Since the August 18th conviction of Hizbullah member Salim Ayyash over the murder of former Lebanese prime minister Rafic al-Hariri, reports have emerged that suggest he belonged to a top-secret hit squad known as Unit 121.
Ayyash, 56, was found guilty in absentia by a UN-backed tribunal over the 2005 suicide bombing that killed al-Hariri and 21 others. The tribunal acquitted three Hizbullah members in absentia.
After the verdict was delivered, many Lebanese expressed dismay that the tribunal did not directly link Hizbullah to the attack, with some suggesting that the Iran-backed militia must have been behind the assassination.
Ayyash could not have committed this type of crime alone, they told Al-Mashareq, noting that he was a member of Hizbullah, and that Hizbullah chief Hassan Nasrallah had refused to hand over the defendants to the tribunal.
In an August 25th report citing current and former security officials from the US and three European and Middle Eastern countries, the Washington Post newspaper said Ayyash had been a member of a Hizbullah hit squad.
The officials, speaking on condition of anonymity due to the sensitivity of the intelligence information, told the newspaper that the hit squad, known as Unit 121, had carried out assassinations on the direct orders of Nasrallah.
Unit 121 had carried out at least four other assassinations, the newspaper reported, and had been active for years under different identities at the time that al-Hariri was killed, with Ayyash serving as a long-time member.
Ayyash later served as a commander of Unit 121, the officials said.
Top secret unit
A Hizbullah defector, who asked to remain anonymous out of fear of reprisals, confirmed that Unit 121 "is an ultra-secret unit, established after the year 2000 for the purpose of carrying out political assassinations".
In order to join the unit, he told Al-Mashareq, Hizbullah elements must "undergo psychological, ideological and security training courses" that include periods of isolation that cut them off from other people and from TV and media outlets.
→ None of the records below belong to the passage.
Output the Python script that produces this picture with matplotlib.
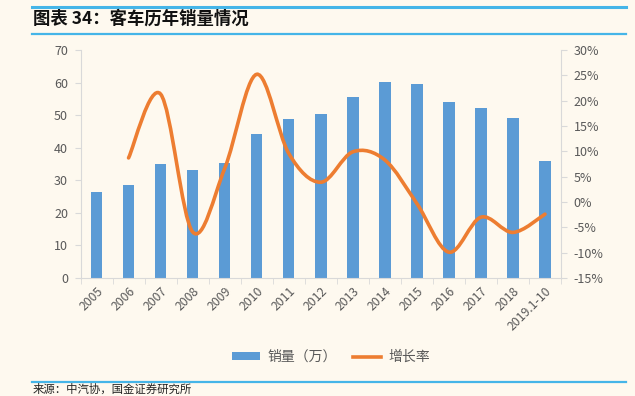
import matplotlib
matplotlib.use('Agg')
import matplotlib.pyplot as plt
from matplotlib.path import Path
from matplotlib.patches import PathPatch
from matplotlib.lines import Line2D
from matplotlib.patches import Patch
import numpy as np

plt.rcParams['font.family'] = ['Noto Sans CJK SC', 'DejaVu Sans']

years = ['2005', '2006', '2007', '2008', '2009', '2010', '2011', '2012',
         '2013', '2014', '2015', '2016', '2017', '2018', '2019.1-10']
sales = [26.5, 28.7, 35.0, 33.2, 35.4, 44.2, 48.7, 50.5,
         55.7, 60.2, 59.7, 53.9, 52.1, 49.0, 36.0]
growth = [None, 8.7, 21.3, -5.9, 6.6, 25.2, 9.6, 3.9,
          9.9, 8.3, -0.3, -9.9, -3.0, -6.0, -2.4]

bg = '#FEF9EF'
blue = '#5B9BD5'
orange = '#ED7D31'
grey = '#595959'
axc = '#D9D9D9'
rule = '#45B5E8'

fig = plt.figure(figsize=(6.35, 3.96), dpi=100, facecolor=bg)

# header / footer rules
for y, lw in [(1 - 7 / 396, 2.2), (1 - 33.5 / 396, 1.6), (1 - 382 / 396, 1.6)]:
    fig.add_artist(Line2D([32 / 635, 626 / 635], [y, y], color=rule, lw=lw))
fig.text(33 / 635, 1 - 19 / 396, '图表 34：客车历年销量情况', fontsize=12.5,
         fontweight='heavy', va='center', ha='left', color='#111111')
fig.text(33 / 635, 1.5 / 396, '来源：中汽协，国金证券研究所', fontsize=8.2,
         va='bottom', ha='left', color='#222222')

ax = fig.add_axes([80.5 / 635, 1 - 278 / 396, 480.5 / 635, 228 / 396])
ax.set_facecolor(bg)
x = np.arange(len(years))
ax.bar(x, sales, width=0.36, color=blue, zorder=2)
ax.set_xlim(-0.5, len(years) - 0.5)
ax.set_ylim(0, 70)
ax.set_yticks(range(0, 71, 10))
ax.set_xticks(x)
ax.set_xticklabels(years, rotation=45, ha='right', rotation_mode='anchor')
ax.set_xticks(np.arange(-0.5, len(years)), minor=True)
ax.tick_params(axis='x', which='major', length=0, pad=5, labelsize=8.8, labelcolor=grey)
ax.tick_params(axis='x', which='minor', length=4, color=axc)
ax.tick_params(axis='y', length=4, color=axc, labelsize=9, labelcolor=grey, pad=5)
for s in ['top', 'right']:
    ax.spines[s].set_visible(False)
for s in ['left', 'bottom']:
    ax.spines[s].set_color(axc)

ax2 = ax.twinx()
ax2.set_ylim(-15, 30)
ax2.set_yticks(range(-15, 31, 5))
ax2.set_yticklabels([f'{v}%' for v in range(-15, 31, 5)])
ax2.tick_params(axis='y', length=4, color=axc, labelsize=9, labelcolor=grey, pad=5)
for s in ['top', 'left', 'bottom']:
    ax2.spines[s].set_visible(False)
ax2.spines['right'].set_color(axc)

# smoothed line (Excel-style bezier through points)
pts = np.array([(i, g) for i, g in enumerate(growth) if g is not None], dtype=float)
verts = [tuple(pts[0])]
codes = [Path.MOVETO]
n = len(pts)
for i in range(n - 1):
    p0 = pts[i - 1] if i > 0 else pts[i]
    p1 = pts[i]
    p2 = pts[i + 1]
    p3 = pts[i + 2] if i + 2 < n else pts[i + 1]
    c1 = p1 + (p2 - p0) / 6
    c2 = p2 - (p3 - p1) / 6
    verts += [tuple(c1), tuple(c2), tuple(p2)]
    codes += [Path.CURVE4] * 3
ax2.add_patch(PathPatch(Path(verts, codes), fill=False, edgecolor=orange,
                        lw=2.6, capstyle='round', zorder=3))

handles = [Patch(facecolor=blue, edgecolor='none'),
           Line2D([0], [0], color=orange, lw=2.6)]
fig.legend(handles, ['销量（万）', '增长率'], loc='center', ncol=2,
           bbox_to_anchor=(331 / 635, 1 - 357 / 396), frameon=False, fontsize=10,
           labelcolor=grey, handlelength=2.0, handleheight=0.5, columnspacing=1.2,
           handletextpad=0.5)

fig.savefig('out.png', dpi=100, facecolor=bg)
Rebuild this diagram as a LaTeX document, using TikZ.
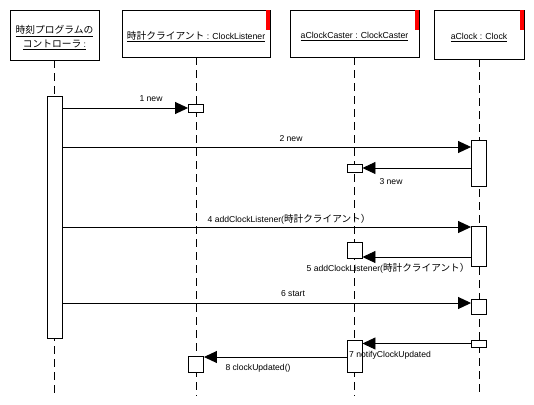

Membership in Unit 121 appears to be linked to progress within the party's ranks, he said, with some members of the hit squad later being given "command of their own units".
Members of the unit operate "on the direct orders of Nasrallah, who determines the fate of those targeted in terms of whether they are liquidated or imprisoned", the Hizbullah defector said.
This decision was previously the purview of Hizbullah military commander Imad Mughniyeh, killed in 2008, and then Mustafa Badreddine, killed in the Damascus area in May 2016, he said.
According to the defector, "Unit 121 is assisted by Units 200 and 900".
"Unit 200 is concerned with gathering information and installing surveillance cameras and eavesdropping equipment, while Unit 900 is concerned with the party's internal security, human resources and investigation," he said.
According to Shia Reform Movement member Hussein Ezzeddine, the first mention of Unit 121 came after Mughniyeh was killed.
After Badreddine was killed, he told Al-Mashareq, there was talk of a Unit 119, which seems to indicate "they are the two units that carried out the killings and assassinations".
'Cycle of bloodshed'
Political assassination is an integral part of Hizbullah's modus operandi, researcher and political activist Luqman Salim told Al-Mashareq.
"The basis in Hizbullah's lexicon is that the use of violence has been permissible," he said.
Therefore, he added, "it is not shocking that those who see assassination as permissible would establish Unit 121 with the aim of carrying out assassinations".
Commenting on reports that the hit squad is still active, he said it is not possible to predict whether it will carry out any further assassinations, but said he fears "the return of the cycle of bloodshed".
"When we watch the Iraqi scene, we must expect everything," he said.
"We have become accustomed that whenever there is a power vacuum and a crippled [political] system in Lebanon, [the situation] becomes conducive to bloody assassinations, as part of the prevailing turmoil," Salim said.